Wednesday, October 5, 2011

Blues-Punk And Women: The Delta Routine's Regime

Milwaukee rock outfit, The Delta Routine by and large have the art of vintage blues-punk down to a specific science.  Science being the key word, and the variable being the assortment of objects of attraction that are lead singer/songwriter Nick Amadeus' muses.  From "Donna", who earned herself a full album title in 2007, on out to the apparently too much for the senses "Felicia" - the singer caricatures himself as somewhat snaky and philandering, but who ultimately isn't doing anybody any harm, and whose barbed and upbeat "letter to her" compositions are voyeuristically engrossing.

Just as surely as men, being very visually stimulated creatures, will easily obsess and design requiems for whatever beautiful female creature rubs that penchant the right way, women are just as much to blame for making themselves routinely inviting of it - as much as they might claim otherwise.  Amadeus' charm is in exploiting both sides of that catch 22 by playing both victim and perpetrator simultaneously.  "Last Night's Fable" on their cheeky newest effort More About You, draws a smirking picture of this, as Amadeus belts out his story of a one night stand he drunkenly lures to his apartment, copulates with, and then quickly forgets about.  She "wants some more", but, as he warns: "Don't you come on back to my apartment / Cause I'll never know you came!"  The uptight women's libber sort would claim that kind of content is brutish and womanizing - but honestly, it's the she in the song that really enjoyed herself - he was too drunk to remember it!  
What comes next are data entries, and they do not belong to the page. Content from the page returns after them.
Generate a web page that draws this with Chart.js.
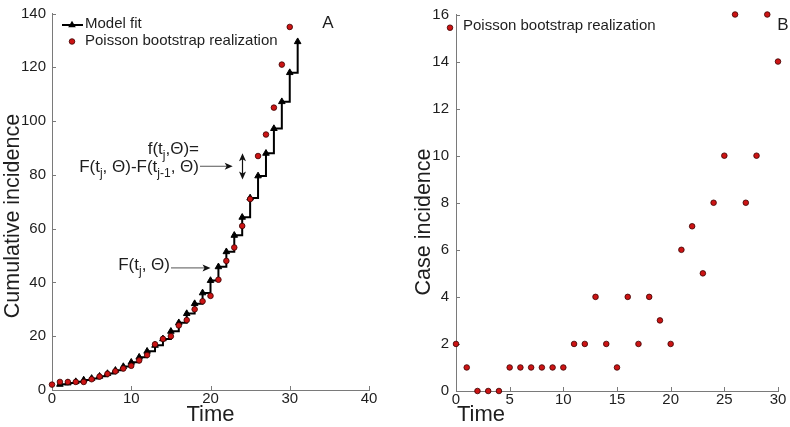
<!DOCTYPE html>
<html><head><meta charset="utf-8">
<script src="https://cdn.jsdelivr.net/npm/chart.js@4/dist/chart.umd.min.js"></script>
<style>
html,body{margin:0;padding:0;background:#fff;}
#wrap{position:relative;width:790px;height:427px;overflow:hidden;}
#cA{position:absolute;left:0;top:0;}
#cB{position:absolute;left:395px;top:0;}
</style></head><body>
<div id="wrap">
<canvas id="cA" width="395" height="427"></canvas>
<canvas id="cB" width="395" height="427"></canvas>
</div>
<script>
// ---- data ----
const obsTime = [0,1,2,3,4,5,6,7,8,9,10,11,12,13,14,15,16,17,18,19,20,21,22,23,24,25,26,27,28,29,30];
const caseIncidence = [2,1,0,0,0,1,1,1,1,1,1,2,2,4,2,1,4,2,4,3,2,6,7,5,8,10,16,8,10,16,14];
const cumulativeIncidence = [2,3,3,3,3,4,5,6,7,8,9,11,13,17,19,20,24,26,30,33,35,41,48,53,61,71,87,95,105,121,135];
const modelTime = [1,2,3,4,5,6,7,8,9,10,11,12,13,14,15,16,17,18,19,20,21,22,23,24,25,26,27,28,29,30,31];
const modelFit = [2.1,2.6,3.1,3.7,4.3,5.1,6.1,7.3,8.7,10.3,12.2,14.4,16.6,19.0,21.8,25.0,28.4,32.1,36.1,40.7,45.8,51.4,57.5,64.2,71.4,79.6,88.0,97.2,107.2,118.0,129.5];
const leftYTicks = [0,20,40,60,80,100,120,140];
const leftXTicks = [0,10,20,30,40];
const rightYTicks = [0,2,4,6,8,10,12,14,16];
const rightXTicks = [0,5,10,15,20,25,30];

const FONT = '"Liberation Sans", Arial, Helvetica, sans-serif';
const TXT = '#1e1e1e';
const AXIS = '#7a7a7a';
const RED = '#cc1414';

function pts(xs, ys){ return xs.map((x,i)=>({x:x, y:ys[i]})); }

const inwardTicks = {
  id:'inwardTicks',
  beforeDatasetsDraw(chart){
    const {ctx, chartArea:ca, scales:{x,y}} = chart;
    ctx.save(); ctx.strokeStyle=AXIS; ctx.lineWidth=1; ctx.beginPath();
    x.ticks.forEach(t=>{const px=Math.round(x.getPixelForValue(t.value))+0.5; ctx.moveTo(px, ca.bottom); ctx.lineTo(px, ca.bottom-4);});
    y.ticks.forEach(t=>{const py=Math.round(y.getPixelForValue(t.value))+0.5; ctx.moveTo(ca.left, py); ctx.lineTo(ca.left+4, py);});
    ctx.stroke(); ctx.restore();
  }
};

function drawRich(ctx, parts, x, base, align, size){
  const main = size+'px '+FONT, sub = Math.round(size*0.72)+'px '+FONT;
  let w=0;
  parts.forEach(p=>{ctx.font=p[1]?sub:main; w+=ctx.measureText(p[0]).width;});
  let cx = align==='right' ? x-w : (align==='center' ? x-w/2 : x);
  ctx.textAlign='left'; ctx.textBaseline='alphabetic'; ctx.fillStyle=TXT;
  parts.forEach(p=>{ctx.font=p[1]?sub:main; ctx.fillText(p[0], cx, base+(p[1]?size*0.32:0)); cx+=ctx.measureText(p[0]).width;});
}
function head(ctx, x, y, ang, len, hw){
  ctx.save(); ctx.translate(x,y); ctx.rotate(ang);
  ctx.beginPath(); ctx.moveTo(0,0); ctx.lineTo(-len,-hw); ctx.lineTo(-len*0.75,0); ctx.lineTo(-len,hw); ctx.closePath();
  ctx.fillStyle='#111'; ctx.fill(); ctx.restore();
}
function arrow(ctx, x1,y1,x2,y2){
  ctx.save(); ctx.strokeStyle='#555'; ctx.lineWidth=1;
  ctx.beginPath(); ctx.moveTo(x1,y1); ctx.lineTo(x2-4,y2); ctx.stroke(); ctx.restore();
  head(ctx, x2, y2, Math.atan2(y2-y1,x2-x1), 8, 3.5);
}
function tri(ctx,x,y,r){
  ctx.beginPath(); ctx.moveTo(x,y-r*1.15); ctx.lineTo(x+r,y+r*0.6); ctx.lineTo(x-r,y+r*0.6); ctx.closePath();
  ctx.fillStyle='#000'; ctx.fill();
}
function dot(ctx,x,y){
  ctx.beginPath(); ctx.arc(x,y,2.8,0,Math.PI*2); ctx.fillStyle=RED; ctx.fill();
  ctx.lineWidth=0.8; ctx.strokeStyle='#3a0000'; ctx.stroke();
}
function rotText(ctx, text, x, y, size){
  ctx.save(); ctx.translate(x,y); ctx.rotate(-Math.PI/2);
  ctx.font=size+'px '+FONT; ctx.fillStyle=TXT; ctx.textAlign='center'; ctx.textBaseline='middle';
  ctx.fillText(text,0,0); ctx.restore();
}

const decorA = {
  id:'decorA',
  afterDraw(chart){
    const {ctx, chartArea:ca, scales:{x,y}} = chart;
    ctx.save();
    // legend
    ctx.strokeStyle='#000'; ctx.lineWidth=2;
    ctx.beginPath(); ctx.moveTo(ca.left+10, 25); ctx.lineTo(ca.left+31, 25); ctx.stroke();
    tri(ctx, ca.left+20, 25, 3.8);
    dot(ctx, ca.left+20, 41.5);
    ctx.font='15px '+FONT; ctx.fillStyle=TXT; ctx.textAlign='left'; ctx.textBaseline='middle';
    ctx.fillText(chart.data.datasets[1].label, ca.left+33, 24);
    ctx.fillText(chart.data.datasets[0].label, ca.left+33, 41);
    // panel letter
    ctx.font='17px '+FONT; ctx.textAlign='center'; ctx.fillText('A', 328, 23);
    // axis titles
    rotText(ctx, 'Cumulative incidence', 13, 216, 21.5);
    ctx.font='22px '+FONT; ctx.fillStyle=TXT; ctx.textAlign='center'; ctx.textBaseline='middle';
    ctx.fillText('Time', (ca.left+ca.right)/2, 415);
    // annotations
    const fx2 = x.getPixelForValue(22.8), fy = y.getPixelForValue(83.2);
    drawRich(ctx, [['f(t'],['j',1],[',Θ)=']], 199, 154, 'right', 17);
    drawRich(ctx, [['F(t'],['j',1],[', Θ)-F(t'],['j-1',1],[', Θ)']], 199, 172, 'right', 17);
    arrow(ctx, 200, fy, fx2, fy);
    const dx = Math.round(x.getPixelForValue(24))+0.5, dTop = y.getPixelForValue(88), dBot = y.getPixelForValue(78.3);
    ctx.strokeStyle='#111'; ctx.lineWidth=1.2;
    ctx.beginPath(); ctx.moveTo(dx, dTop+4); ctx.lineTo(dx, dBot-4); ctx.stroke();
    head(ctx, dx, dTop, -Math.PI/2, 8, 3.5); head(ctx, dx, dBot, Math.PI/2, 8, 3.5);
    const Fx = x.getPixelForValue(20.0), Fy = y.getPixelForValue(45.4);
    drawRich(ctx, [['F(t'],['j',1],[', Θ)']], 170, 270, 'right', 17);
    arrow(ctx, 171, Fy, Fx, Fy);
    ctx.restore();
  }
};
const decorB = {
  id:'decorB',
  afterDraw(chart){
    const {ctx, chartArea:ca} = chart;
    ctx.save();
    dot(ctx, ca.left-6, 27.7);
    ctx.font='15px '+FONT; ctx.fillStyle=TXT; ctx.textAlign='left'; ctx.textBaseline='middle';
    ctx.fillText(chart.data.datasets[0].label, ca.left+7, 25.5);
    ctx.font='17px '+FONT; ctx.textAlign='center'; ctx.fillText('B', 388, 25.5);
    rotText(ctx, 'Case incidence', 29, 222, 21.5);
    ctx.font='22px '+FONT; ctx.fillStyle=TXT; ctx.textAlign='left'; ctx.textBaseline='middle';
    ctx.fillText('Time', ca.left+1, 415);
    ctx.restore();
  }
};

function axes(xmin,xmax,xticks,ymin,ymax,yticks,yw,xh,ypad){
  const tf = {size:15, family:FONT, lineHeight:1};
  return {
    x:{type:'linear', min:xmin, max:xmax,
       afterBuildTicks:s=>{s.ticks = xticks.map(v=>({value:v}));},
       ticks:{font:tf, color:TXT, padding:1, maxRotation:0, autoSkip:false},
       grid:{display:false, drawTicks:false}, border:{display:true, color:AXIS, width:1},
       afterFit:s=>{s.height=xh;}},
    y:{type:'linear', min:ymin, max:ymax,
       afterBuildTicks:s=>{s.ticks = yticks.map(v=>({value:v}));},
       ticks:{font:tf, color:TXT, padding:ypad, autoSkip:false},
       grid:{display:false, drawTicks:false}, border:{display:true, color:AXIS, width:1},
       afterFit:s=>{s.width=yw;}}
  };
}

new Chart(document.getElementById('cA'), {
  type:'scatter',
  data:{datasets:[
    {label:'Poisson bootstrap realization', data:pts(obsTime, cumulativeIncidence), pointRadius:2.8,
     pointBackgroundColor:RED, pointBorderColor:'#3a0000', pointBorderWidth:0.8, showLine:false, clip:false, order:0},
    {label:'Model fit', data:pts(modelTime, modelFit), showLine:true, stepped:'before',
     borderColor:'#000', borderWidth:2, pointStyle:'triangle', pointRadius:3.8,
     pointBackgroundColor:'#000', pointBorderColor:'#000', pointBorderWidth:1, clip:false, order:1}
  ]},
  options:{responsive:false, animation:false, devicePixelRatio:1, events:[],
    layout:{padding:{top:8, right:26, left:0, bottom:0}},
    plugins:{legend:{display:false}, tooltip:{enabled:false}},
    scales:axes(0,40,leftXTicks,0,140,leftYTicks,52,37,6)},
  plugins:[inwardTicks, decorA]
});

new Chart(document.getElementById('cB'), {
  type:'scatter',
  data:{datasets:[
    {label:'Poisson bootstrap realization', data:pts(obsTime, caseIncidence), pointRadius:2.8,
     pointBackgroundColor:RED, pointBorderColor:'#3a0000', pointBorderWidth:0.8, showLine:false, clip:false}
  ]},
  options:{responsive:false, animation:false, devicePixelRatio:1, events:[],
    layout:{padding:{top:8, right:12, left:0, bottom:0}},
    plugins:{legend:{display:false}, tooltip:{enabled:false}},
    scales:axes(0,30,rightXTicks,0,16,rightYTicks,61,36,7)},
  plugins:[inwardTicks, decorB]
});
</script>
</body></html>
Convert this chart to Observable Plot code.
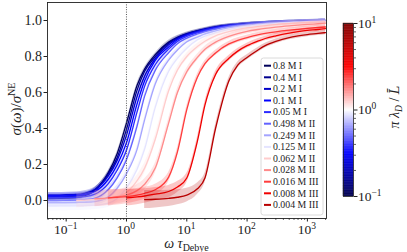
<!DOCTYPE html>
<html><head><meta charset="utf-8">
<script src="https://cdn.jsdelivr.net/npm/d3@7"></script>
<script src="https://cdn.jsdelivr.net/npm/@observablehq/plot@0.6"></script>
<style>
body{margin:0;background:#fff;}
#wrap{position:relative;width:407px;height:252px;overflow:hidden;}
#wrap svg{position:absolute;left:0;top:0;}
</style></head><body><div id="wrap"></div>
<script>
// ---------- data ----------
const omega = [0.05,0.07,0.1,0.15,0.2,0.3,0.5,0.7,1,1.5,2,3,5,7,10,15,20,30,50,70,100,150,200,300,500,700,1000,1500,2000];

const labels = ["0.8 M I","0.4 M I","0.2 M I","0.1 M I","0.05 M I","0.498 M II","0.249 M II","0.125 M II","0.062 M II","0.028 M II","0.016 M III","0.008 M III","0.004 M III"];
const colors = ["#00005a","#00008f","#0000c8","#0000ff","#2a2aff","#6262ff","#a4a4ff","#e4e4ff","#ffcccc","#ff8a8a","#ff3c3c","#f00000","#b80000"];

const s_08_I   = [0.011,0.012,0.013,0.016,0.025,0.058,0.155,0.26,0.43,0.64,0.73,0.81,0.88,0.907,0.927,0.944,0.953,0.965,0.974,0.978,0.982,0.986,0.988,0.991,0.994,0.996,0.998,0.999,1.0];
const s_04_I   = [0.02,0.021,0.022,0.025,0.031,0.059,0.148,0.238,0.395,0.613,0.718,0.799,0.874,0.905,0.925,0.942,0.951,0.963,0.973,0.977,0.981,0.985,0.987,0.99,0.993,0.995,0.997,0.998,0.999];
const s_02_I   = [0.03,0.03,0.032,0.034,0.04,0.061,0.137,0.223,0.362,0.578,0.691,0.788,0.865,0.899,0.922,0.939,0.95,0.962,0.973,0.976,0.98,0.984,0.986,0.99,0.993,0.994,0.996,0.998,0.999];
const s_01_I   = [0.025,0.025,0.026,0.029,0.032,0.05,0.118,0.197,0.32,0.537,0.665,0.779,0.853,0.893,0.918,0.935,0.947,0.96,0.971,0.975,0.979,0.983,0.986,0.989,0.992,0.994,0.996,0.998,0.999];
const s_005_I  = [0.015,0.015,0.016,0.018,0.021,0.035,0.094,0.168,0.279,0.492,0.634,0.754,0.841,0.884,0.912,0.931,0.943,0.956,0.968,0.974,0.978,0.982,0.985,0.989,0.992,0.994,0.996,0.998,0.999];
const s_0498_II = [0.0,0.0,0.001,0.002,0.005,0.013,0.061,0.126,0.227,0.414,0.58,0.723,0.821,0.871,0.902,0.925,0.938,0.952,0.967,0.973,0.976,0.981,0.984,0.988,0.991,0.993,0.995,0.997,0.998];
const s_0249_II = [-0.012,-0.012,-0.012,-0.011,-0.01,-0.006,0.02,0.068,0.149,0.284,0.448,0.647,0.78,0.836,0.882,0.908,0.926,0.943,0.96,0.967,0.973,0.979,0.982,0.986,0.99,0.992,0.994,0.996,0.997];
const s_0125_II = [-0.03,-0.03,-0.03,-0.03,-0.029,-0.026,-0.015,0.011,0.07,0.174,0.286,0.517,0.718,0.79,0.846,0.893,0.913,0.932,0.951,0.96,0.969,0.975,0.979,0.983,0.988,0.99,0.993,0.994,0.996];
const s_0062_II = [null,null,null,0.0,0.002,0.006,0.012,0.022,0.045,0.11,0.18,0.34,0.61,0.725,0.8,0.855,0.885,0.915,0.938,0.95,0.96,0.967,0.972,0.978,0.983,0.986,0.989,0.991,0.993];
const s_0028_II = [null,null,null,null,null,0.01,0.015,0.02,0.03,0.055,0.09,0.18,0.43,0.6,0.715,0.795,0.84,0.88,0.912,0.927,0.94,0.95,0.956,0.963,0.97,0.974,0.978,0.982,0.985];
const s_0016_III = [null,null,null,null,null,null,0.015,0.018,0.022,0.03,0.04,0.06,0.13,0.27,0.505,0.685,0.76,0.82,0.87,0.89,0.905,0.92,0.928,0.937,0.946,0.951,0.956,0.961,0.964];
const s_0008_III = [null,null,null,null,null,null,null,null,0.015,0.02,0.025,0.035,0.05,0.075,0.125,0.33,0.53,0.70,0.79,0.83,0.86,0.885,0.9,0.915,0.93,0.938,0.945,0.95,0.955];
const s_0004_III = [null,null,null,null,null,null,null,null,null,null,0.005,0.007,0.012,0.018,0.03,0.065,0.125,0.40,0.665,0.752,0.795,0.835,0.86,0.884,0.905,0.914,0.922,0.928,0.933];

// half-width of the shaded uncertainty band
const e_08_I   = [0.012,0.012,0.012,0.012,0.012,0.012,0.012,0.012,0.012,0.012,0.011,0.01,0.01,0.009,0.009,0.008,0.008,0.008,0.008,0.008,0.008,0.008,0.008,0.008,0.008,0.008,0.008,0.008,0.008];
const e_04_I   = [0.013,0.013,0.013,0.013,0.013,0.013,0.013,0.013,0.012,0.012,0.011,0.01,0.01,0.009,0.009,0.008,0.008,0.008,0.008,0.008,0.008,0.008,0.008,0.008,0.008,0.008,0.008,0.008,0.008];
const e_02_I   = [0.014,0.014,0.014,0.014,0.014,0.014,0.013,0.013,0.012,0.012,0.011,0.01,0.01,0.009,0.009,0.008,0.008,0.008,0.008,0.008,0.008,0.008,0.008,0.008,0.008,0.008,0.008,0.008,0.008];
const e_01_I   = [0.016,0.016,0.016,0.016,0.015,0.015,0.014,0.013,0.012,0.012,0.011,0.01,0.01,0.009,0.009,0.008,0.008,0.008,0.008,0.008,0.008,0.008,0.008,0.008,0.008,0.008,0.008,0.008,0.008];
const e_005_I  = [0.018,0.018,0.018,0.017,0.017,0.016,0.015,0.014,0.013,0.012,0.011,0.01,0.01,0.009,0.009,0.009,0.009,0.009,0.009,0.009,0.009,0.009,0.009,0.009,0.009,0.009,0.009,0.009,0.009];
const e_0498_II = [0.02,0.02,0.02,0.019,0.018,0.017,0.016,0.015,0.014,0.013,0.012,0.011,0.01,0.01,0.01,0.01,0.01,0.01,0.01,0.01,0.01,0.01,0.01,0.01,0.01,0.01,0.01,0.01,0.01];
const e_0249_II = [0.024,0.024,0.023,0.022,0.021,0.02,0.018,0.017,0.016,0.015,0.014,0.013,0.012,0.011,0.011,0.011,0.011,0.011,0.011,0.011,0.011,0.011,0.011,0.011,0.011,0.011,0.011,0.011,0.011];
const e_0125_II = [0.028,0.028,0.027,0.026,0.025,0.024,0.022,0.02,0.018,0.017,0.016,0.015,0.014,0.013,0.012,0.012,0.012,0.012,0.012,0.012,0.012,0.012,0.012,0.012,0.012,0.012,0.012,0.012,0.012];
const e_0062_II = [null,null,null,0.04,0.04,0.04,0.038,0.035,0.032,0.03,0.028,0.025,0.022,0.02,0.018,0.017,0.016,0.015,0.015,0.015,0.015,0.015,0.015,0.015,0.015,0.015,0.015,0.015,0.015];
const e_0028_II = [null,null,null,null,null,0.045,0.043,0.04,0.037,0.033,0.03,0.027,0.024,0.022,0.02,0.018,0.017,0.016,0.015,0.015,0.015,0.015,0.015,0.015,0.015,0.015,0.015,0.015,0.015];
const e_0016_III = [null,null,null,null,null,null,0.045,0.043,0.04,0.036,0.033,0.03,0.026,0.022,0.02,0.018,0.016,0.015,0.014,0.014,0.013,0.013,0.013,0.013,0.013,0.013,0.013,0.013,0.013];
const e_0008_III = [null,null,null,null,null,null,null,null,0.045,0.043,0.04,0.037,0.034,0.03,0.026,0.022,0.02,0.018,0.016,0.015,0.014,0.013,0.013,0.013,0.013,0.013,0.013,0.013,0.013];
const e_0004_III = [null,null,null,null,null,null,null,null,null,null,0.05,0.048,0.045,0.042,0.038,0.032,0.026,0.022,0.019,0.017,0.015,0.014,0.013,0.013,0.012,0.012,0.012,0.012,0.012];

const refOmega = [1];
const xTicks = [0.1,1,10,100,1000];
const xTickExp = ["\u22121","0","1","2","3"];
const yTicks = [0,0.2,0.4,0.6,0.8,1.0];
const cbTicks = [0.1,1,10];
const cbTickExp = ["\u22121","0","1"];
const cbStops = [0.1,0.316,1,3.16,10];
const cbColors = ["#00004d","#0000ff","#ffffff","#ff0000","#800000"];

// ---------- build ----------
const seriesValues = [s_08_I,s_04_I,s_02_I,s_01_I,s_005_I,s_0498_II,s_0249_II,s_0125_II,s_0062_II,s_0028_II,s_0016_III,s_0008_III,s_0004_III];
const seriesErrors = [e_08_I,e_04_I,e_02_I,e_01_I,e_005_I,e_0498_II,e_0249_II,e_0125_II,e_0062_II,e_0028_II,e_0016_III,e_0008_III,e_0004_III];

const FONT = "Liberation Serif, DejaVu Serif, serif";
const INK = "#222";

const minorX = [];
for (let p = -2; p <= 3; p++) for (let m = 2; m <= 9; m++) { const v = m * 10 ** p; if (v >= 0.049 && v <= 2075) minorX.push(v); }

const marks = [];
labels.forEach((lab, k) => {
  const d = [];
  seriesValues[k].forEach((v, i) => { if (v != null) d.push({omega: omega[i], sigma: v, lo: v - seriesErrors[k][i], hi: v + seriesErrors[k][i]}); });
  marks.push(Plot.areaY(d, {x: "omega", y1: "lo", y2: "hi", fill: colors[k], fillOpacity: 0.22, curve: "monotone-x"}));
  marks.push(Plot.lineY(d, {x: "omega", y: "sigma", stroke: colors[k], strokeWidth: 1.3, curve: "monotone-x"}));
});

const plot = Plot.plot({
  width: 407, height: 252,
  marginLeft: 47, marginRight: 81, marginTop: 2, marginBottom: 34,
  style: {fontFamily: FONT, background: "transparent"},
  x: {type: "log", domain: [0.049, 2075]},
  y: {domain: [-0.1, 1.1]},
  marks: [
    ...marks,
    Plot.ruleX(refOmega, {stroke: "#444", strokeWidth: 0.9, strokeDasharray: "1,1.4"}),
    Plot.frame({stroke: INK, strokeWidth: 0.9}),
    Plot.axisY(yTicks, {tickSize: 3.5, tickPadding: 2, tickFormat: d3.format(".1f"), fontSize: 14, stroke: INK, fill: INK, label: null}),
    Plot.axisX(xTicks, {tickSize: 3.5, tickFormat: () => "", stroke: INK, label: null}),
    Plot.axisX(minorX, {tickSize: 2, tickFormat: () => "", stroke: INK, strokeWidth: 0.7, label: null})
  ]
});

const wrap = document.getElementById("wrap");
wrap.appendChild(plot);
const svg = d3.select(plot);
const xs = plot.scale("x");

// x tick labels with superscripts
xTicks.forEach((v, i) => {
  const t = svg.append("text").attr("x", xs.apply(v)).attr("y", 234).attr("text-anchor", "middle")
    .attr("font-family", FONT).attr("font-size", 13.5).attr("fill", INK);
  t.append("tspan").text("10");
  t.append("tspan").attr("dy", -5).attr("font-size", 9.5).text(xTickExp[i]);
});

// axis labels
const xl = svg.append("text").attr("x", 186.5).attr("y", 248).attr("text-anchor", "middle")
  .attr("font-family", FONT).attr("font-size", 14).attr("fill", INK);
xl.append("tspan").attr("font-style", "italic").text("\u03c9 \u03c4");
xl.append("tspan").attr("dy", 3).attr("font-size", 10).text("Debye");

const yl = svg.append("text").attr("transform", "translate(21,109) rotate(-90)").attr("text-anchor", "middle")
  .attr("font-family", FONT).attr("font-size", 15).attr("fill", INK);
yl.append("tspan").attr("font-style", "italic").text("\u03c3");
yl.append("tspan").text("(");
yl.append("tspan").attr("font-style", "italic").text("\u03c9");
yl.append("tspan").text(")/");
yl.append("tspan").attr("font-style", "italic").text("\u03c3");
yl.append("tspan").attr("dy", -6).attr("font-size", 10).text("NE");

// legend
const lg = svg.append("g").attr("text-anchor", "start");
lg.append("rect").attr("x", 261).attr("y", 58).attr("width", 62).attr("height", 157).attr("rx", 2.5)
  .style("fill", "#ffffff").style("fill-opacity", 0.85).style("stroke", "#d0d0d0").style("stroke-width", 0.8);
labels.forEach((lab, k) => {
  const y = 65.7 + k * 11.6;
  lg.append("line").attr("x1", 264).attr("x2", 271).attr("y1", y).attr("y2", y).style("stroke", colors[k]).style("stroke-width", 2);
  lg.append("text").attr("x", 273).attr("y", y + 3.3).attr("text-anchor", "start").attr("font-family", FONT).attr("font-size", 9.8).style("fill", INK).text(lab);
});

// colorbar (separate Plot with log y scale)
const cbSlices = d3.range(240).map(i => ({a: 10 ** (-1 + i / 120), b: 10 ** (-1 + (i + 1) / 120)}));
const minorCb = [];
for (let p = -1; p <= 0; p++) for (let m = 2; m <= 9; m++) minorCb.push(m * 10 ** p);
const cb = Plot.plot({
  width: 407, height: 252,
  marginLeft: 343, marginRight: 54, marginTop: 23, marginBottom: 56,
  style: {background: "transparent"},
  x: {domain: [0, 1], axis: null},
  y: {type: "log", domain: [0.1, 10], axis: null},
  color: {type: "log", domain: cbStops, range: cbColors, interpolate: "rgb"},
  marks: [
    Plot.rect(cbSlices, {x1: 0, x2: 1, y1: "a", y2: "b", fill: d => Math.sqrt(d.a * d.b), stroke: d => Math.sqrt(d.a * d.b), strokeWidth: 0.4}),
    Plot.frame({stroke: INK, strokeWidth: 0.8}),
    Plot.axisY(cbTicks, {anchor: "right", tickSize: 3.5, tickFormat: () => "", stroke: INK, label: null}),
    Plot.axisY(minorCb, {anchor: "right", tickSize: 2, tickFormat: () => "", stroke: INK, strokeWidth: 0.7, label: null})
  ]
});
cb.style.pointerEvents = "none";
wrap.appendChild(cb);
const cbs = d3.select(cb);
const ys = cb.scale("y");
cbTicks.forEach((v, i) => {
  const t = cbs.append("text").attr("x", 358).attr("y", ys.apply(v) + 4.5).attr("text-anchor", "start")
    .attr("font-family", FONT).attr("font-size", 13.5).style("fill", INK);
  t.append("tspan").text("10");
  t.append("tspan").attr("dy", -5).attr("font-size", 9.5).text(cbTickExp[i]);
});
const cl = cbs.append("text").attr("transform", "translate(399,107) rotate(-90)").attr("text-anchor", "middle")
  .attr("font-family", FONT).attr("font-size", 14).style("fill", INK);
cl.append("tspan").attr("font-style", "italic").text("\u03c0 \u03bb");
cl.append("tspan").attr("dy", 3).attr("font-size", 9.5).attr("font-style", "italic").text("D");
cl.append("tspan").attr("dy", -3).text(" / ");
cl.append("tspan").attr("font-style", "italic").attr("font-family", "DejaVu Serif").attr("font-size", 13).text("L\u0304");
</script></body></html>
So, you take Amadeus' sharply good humored, but still doggedly wanton, lyrics (sung in sandy voiced shouts that make him sound remarkably like Smash Mouth singer Steve Harwell), and add that to the  The Delta Routine's free styled punkish blues rockery - and you've got a very likable, testosterone fueled, but no less charming, band of guys anyone with a light hearted sense of self can jam to.

The Delta Routine recognizes that this brand of rock has been around a long time - long enough to be tagged as somewhat cliche - but even with most of its creative spectrum pretty well explored, the band plays interesting little games with production on their recordings that throw the whole thing off kilter just a little bit.  They take a tactfully light touch approach to it, however, that keeps their albums from crossing the line between slightly abstract to just plain bizarre.  Donna's "My, My" is a prime showcase: a fuzzed out, descending chord God Ween Satan era nod to Ween, wherein the mix echoes out Amadeus's vocals at the end of each line, while drummer Kyle Ciske slams fills across the wall, waiting for the verses to rebuild.  It's the kind of shit you get high and put your ear to the speaker just to tweek out to, or drunkenly try to mimic.  There's just nothing that isn't fucking fun about listening to The Delta Routine.  

There are limited moments when the band does take it down a notch. Like on More About You's "Nothing You Can Do".  It's jarringly mellow in comparison to the bulk of the group's arsenal: a semi-moody number about a bitter, long overdue break up in the thick of its final death throes.  Just when you think the band is all business in this one, they bring it back up, and Amadeus bites at her with: "You sit upon your throne today / Take hearts that you just throw away - you'd probably eat your own kid..." Such a venomous fuck off, like "yeah, bitch, I said it!" - and it's there you're assured that even in their most sensitive and pained moments, they're still humorously snide; and that's about as much for wounded retort you're likely to get from them.  Amadeus will go down fighting and snarling before he let's you break his heart. 

The Delta Routine's been active for quite awhile, and you'd expect a group with two full length albums, and a somewhat rare find 6-song EP, under its belt would normally show a marked evolution in form from earliest work to latest - but with them that isn't the case.  They seem to have perfected their trademark sound right from the get-go (though the self-titled EP offers less playful production), and have been carrying that on with collectable continuity.  They're hardly a band in stasis, though, and even if they were, there'd be no disappointment in that.  The Delta Routine is a group whose output meets your expectations just by holding up to them consistently every time.